May I start by welcoming the statement and the White Paper? The Secretary of State has confirmed that we are the party of work. There is so much good stuff in the statement and the White Paper, including reforms to jobcentres, the youth guarantee and joined-up health and job support, but I particularly welcome the talk of a right to work. Disabled constituents tell me that they are desperate to get into employment but cannot find employers who meet their needs. Without knowing the specifics, what general assurances can my right hon. Friend give those constituents that they will be able to find work under this White Paper?
This Government understand the importance of whether the benefit system incentivises or disincentivises work, but we must also address people’s skills, the barriers to work, including for disabled people, and the need to work much more closely with employers so that they understand the benefits of keeping people in work or getting them back to work. This is a huge agenda, and I think the DWP has been too centralised and too siloed in not joining up all this support. Our work coaches are desperate to make this happen, and under these reform programmes that is exactly what we will do.
Does my right hon. Friend agree that supporting people into work, through Government action nationally and, of course, locally, is an important part of being pro-business? Will she expand briefly on how the measures she has set out will benefit businesses of all sizes in my constituency, and will she reassure them that we are not only the party of work but a pro-business party?
Businesses in Rugby and across the country always say that they are desperate to recruit people with the right skills. If they do not have the right people, they will not be able to expand and thrive. This is a pro-business strategy to get Britain working again, so that we get Britain growing again. My hon. Friend the Minister for Employment says that we are the human resources department of the growth mission. I hope businesses in Rugby will see that and work with us to make sure we get it right.

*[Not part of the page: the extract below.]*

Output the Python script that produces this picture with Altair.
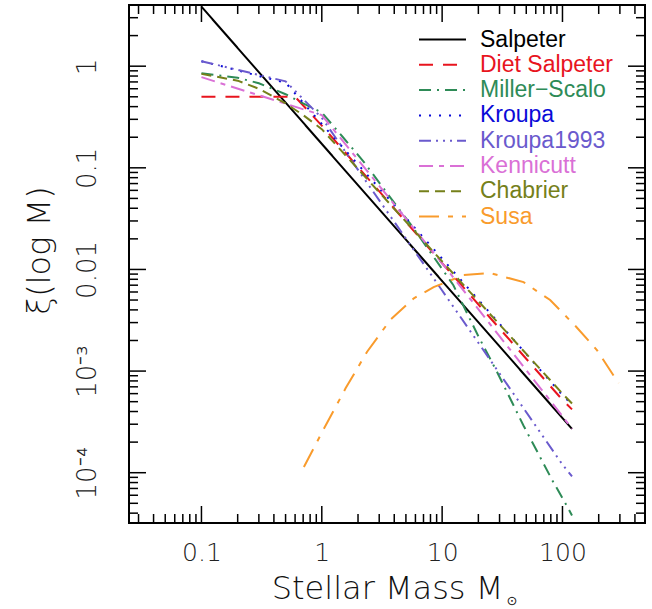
import altair as alt
import pandas as pd

# ---------------- data ----------------
imf_names = ["Salpeter", "Diet Salpeter", "Miller-Scalo", "Kroupa", "Kroupa1993",
             "Kennicutt", "Chabrier", "Susa"]
imf_labels = ["Salpeter", "Diet Salpeter", "Miller\u2212Scalo", "Kroupa", "Kroupa1993",
              "Kennicutt", "Chabrier", "Susa"]
imf_colors = ["#000000", "#e8141e", "#2e8b57", "#0a0ad8", "#6a5acd",
              "#da70d6", "#75801a", "#f99b2c"]
imf_dashes = [[1, 0], [14, 10], [12, 6, 2, 6], [2, 8], [12, 5, 2, 5, 2, 5, 2, 5],
              [14, 6, 5, 6], [10, 6], [20, 9, 5, 9]]

salpeter_m = [0.1, 1, 10, 100, 120]
salpeter_v = [3.85, 0.172, 0.0077, 3.45e-4, 2.7e-4]

diet_m = [0.1, 0.6, 1, 10, 100, 120]
diet_v = [0.5, 0.5, 0.26, 0.0115, 5.2e-4, 4.2e-4]

miller_m = [0.1, 0.2, 0.3, 0.5, 0.7, 1, 1.5, 2.24, 3.07, 4.47, 5.46, 7.5, 10, 12.4,
            20, 28.6, 47.5, 82, 110, 120]
miller_v = [0.85, 0.77, 0.68, 0.53, 0.43, 0.35, 0.2, 0.114, 0.069, 0.038, 0.028, 0.0164,
            0.0101, 0.007, 0.0022, 9.8e-4, 2.9e-4, 8.5e-5, 4.6e-5, 3.8e-5]

kroupa_m = [0.1, 0.2, 0.3, 0.5, 1, 10, 100, 120]
kroupa_v = [1.12, 0.91, 0.8, 0.69, 0.27, 0.0128, 5.8e-4, 4.7e-4]

kroupa93_m = [0.1, 0.5, 1, 10, 20, 100, 120]
kroupa93_v = [1.12, 0.71, 0.31, 0.0062, 1.9e-3, 1.2e-4, 9.2e-5]

kennicutt_m = [0.1, 1, 10, 100, 120]
kennicutt_v = [0.78, 0.33, 0.0115, 3.6e-4, 2.7e-4]

chabrier_m = [0.1, 0.2, 0.3, 0.5, 0.7, 1, 10, 100, 120]
chabrier_v = [0.84, 0.72, 0.6, 0.43, 0.33, 0.24, 0.012, 6.0e-4, 4.8e-4]

susa_m = [0.71, 1.04, 1.58, 2.38, 3.72, 5.82, 8.5, 15.1, 25.2, 47.5, 79, 131, 194, 292]
susa_v = [1.14e-4, 2.7e-4, 6.8e-4, 1.55e-3, 3.2e-3, 5.2e-3, 6.7e-3, 8.8e-3, 9.2e-3,
          7.5e-3, 5.0e-3, 2.7e-3, 1.6e-3, 7.6e-4]

x_tick_values = [0.1, 1, 10, 100]
x_tick_labels = ["0.1", "1", "10", "100"]
y_tick_values = [0.0001, 0.001, 0.01, 0.1, 1]
y_tick_labels = ["10\u207b\u2074", "10\u207b\u00b3", "0.01", "0.1", "1"]
x_minor_ticks = [0.03, 0.04, 0.05, 0.06, 0.07, 0.08, 0.09,
                 0.2, 0.3, 0.4, 0.5, 0.6, 0.7, 0.8, 0.9,
                 2, 3, 4, 5, 6, 7, 8, 9,
                 20, 30, 40, 50, 60, 70, 80, 90,
                 200, 300, 400]
y_minor_ticks = [4e-5, 5e-5, 6e-5, 7e-5, 8e-5, 9e-5,
                 2e-4, 3e-4, 4e-4, 5e-4, 6e-4, 7e-4, 8e-4, 9e-4,
                 0.002, 0.003, 0.004, 0.005, 0.006, 0.007, 0.008, 0.009,
                 0.02, 0.03, 0.04, 0.05, 0.06, 0.07, 0.08, 0.09,
                 0.2, 0.3, 0.4, 0.5, 0.6, 0.7, 0.8, 0.9,
                 2, 3]

x_domain = [0.025, 485]
y_domain = [3.2e-5, 4.0]

# ---------------- build table ----------------
series = [salpeter_m, diet_m, miller_m, kroupa_m, kroupa93_m, kennicutt_m, chabrier_m, susa_m]
values = [salpeter_v, diet_v, miller_v, kroupa_v, kroupa93_v, kennicutt_v, chabrier_v, susa_v]
rows = []
for name, ms, vs in zip(imf_names, series, values):
    for i, (m, v) in enumerate(zip(ms, vs)):
        rows.append({"imf": name, "mass": m, "xi": v, "i": i})
df = pd.DataFrame(rows)

W, H = 516, 518
MAJ, MIN = 17, 9

def label_expr(vals, labs):
    parts = [f"abs(datum.value/{v}-1)<1e-6 ? '{l}'" for v, l in zip(vals, labs)]
    return " : ".join(parts) + " : ''"

legend_label_expr = " : ".join(
    [f"datum.value == '{n}' ? '{l}'" for n, l in zip(imf_names, imf_labels)]) + " : datum.label"

xscale = alt.Scale(type="log", domain=x_domain, nice=False, zero=False)
yscale = alt.Scale(type="log", domain=y_domain, nice=False, zero=False)

axis_font = "DejaVu Sans"

xaxis = alt.Axis(values=x_tick_values, labelExpr=label_expr(x_tick_values, x_tick_labels),
                 title="Stellar Mass M", titleFont=axis_font, titleFontSize=32,
                 titleFontWeight=300, titleColor="#111111",
                 titleX=258, titleY=75, titleAlign="center", titleBaseline="alphabetic",
                 labelFont=axis_font, labelFontSize=25, labelFontWeight=300,
                 labelColor="#222222", labelPadding=17, labelBaseline="top",
                 labelFlush=False, labelOverlap=False, ticks=False, tickSize=0,
                 domain=False, grid=False)
yaxis = alt.Axis(values=y_tick_values, labelExpr=label_expr(y_tick_values, y_tick_labels),
                 title="\u03be(log M)", titleFont=axis_font, titleFontSize=32,
                 titleFontWeight=300, titleColor="#111111",
                 titleAngle=270, titleX=-80, titleY=245, titleAlign="center",
                 titleBaseline="alphabetic",
                 labelFont=axis_font, labelFontSize=26, labelFontWeight=300,
                 labelColor="#222222", labelAngle=270, labelAlign="center",
                 labelBaseline="alphabetic", labelPadding=34,
                 labelFlush=False, labelOverlap=False, ticks=False, tickSize=0,
                 domain=False, grid=False)

legend = alt.Legend(orient="none", legendX=302, legendY=23, title=None,
                    symbolType="M-2.5,0H2.5", symbolSize=353, symbolStrokeWidth=2,
                    labelFont="Liberation Sans", labelFontSize=23, labelOffset=26,
                    rowPadding=1.3, padding=0, labelLimit=400,
                    labelExpr=legend_label_expr,
                    labelColor={"expr": "scale('color', datum.value)"})

lines = alt.Chart(df).mark_line(strokeWidth=2, clip=True).encode(
    x=alt.X("mass:Q", scale=xscale, axis=xaxis),
    y=alt.Y("xi:Q", scale=yscale, axis=yaxis),
    color=alt.Color("imf:N", scale=alt.Scale(domain=imf_names, range=imf_colors),
                    legend=legend),
    strokeDash=alt.StrokeDash("imf:N", scale=alt.Scale(domain=imf_names, range=imf_dashes),
                              legend=legend),
    order=alt.Order("i:Q"),
)

def xticks(vals, length, top):
    base = alt.Chart(pd.DataFrame({"v": vals})).mark_rule(color="black", strokeWidth=1.5)
    if top:
        yy, yy2 = alt.value(0), alt.value(length)
    else:
        yy, yy2 = alt.value(H), alt.value(H - length)
    return base.encode(x=alt.X("v:Q", scale=xscale, axis=xaxis), y=yy, y2=yy2)

def yticks(vals, length, right):
    base = alt.Chart(pd.DataFrame({"v": vals})).mark_rule(color="black", strokeWidth=1.5)
    if right:
        xx, xx2 = alt.value(W), alt.value(W - length)
    else:
        xx, xx2 = alt.value(0), alt.value(length)
    return base.encode(y=alt.Y("v:Q", scale=yscale, axis=yaxis), x=xx, x2=xx2)

tick_layers = [
    xticks(x_tick_values, MAJ, False), xticks(x_minor_ticks, MIN, False),
    xticks(x_tick_values, MAJ, True), xticks(x_minor_ticks, MIN, True),
    yticks(y_tick_values, MAJ, False), yticks(y_minor_ticks, MIN, False),
    yticks(y_tick_values, MAJ, True), yticks(y_minor_ticks, MIN, True),
]

sun = alt.Chart(pd.DataFrame({"s": ["\u2299"]})).mark_text(
    font="DejaVu Sans", fontSize=13, color="#111111", align="center", baseline="middle"
).encode(text="s:N", x=alt.value(383), y=alt.value(596))

chart = alt.layer(lines, *tick_layers, sun).properties(
    width=W, height=H,
    padding={"left": 129, "top": 5, "right": 7, "bottom": 86},
    autosize=alt.AutoSizeParams(type="none"),
    background="white",
).configure_view(stroke="black", strokeWidth=2)

chart.save("out.html", embed_options={"renderer": "svg", "actions": False})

I warmly congratulate the Secretary of State on all her hard work to deliver this White Paper, which proves not only that hers is a Department for work but that Labour is the party of work. Whereas, judging from the sea of green opposite, the Tories are a party of slackers.
I warmly welcome the fact that Greater Manchester is one of the trailblazer areas. What is the Secretary of State most excited about in Andy Burnham’s plan to help tackle this massive problem in Greater Manchester?
Under Andy Burnham’s leadership, Greater Manchester is pioneering some of the changes that we want to see by fundamentally joining up work, health and skills support, by commissioning new talking therapy services for people seeking work, and by creating a new service to broker connections between jobseekers and employers. This will make sure that employers get the staff they need while also making the necessary adjustments.
We want to build on that and expand it, because we are indeed the party of work. We believe that work brings self-respect, dignity, control and improved living standards. I am very proud of that, and I hope and believe that these reforms will deliver in every corner of this great nation, so that we invest not just in Great Britain but in great Britons—this country’s greatest asset.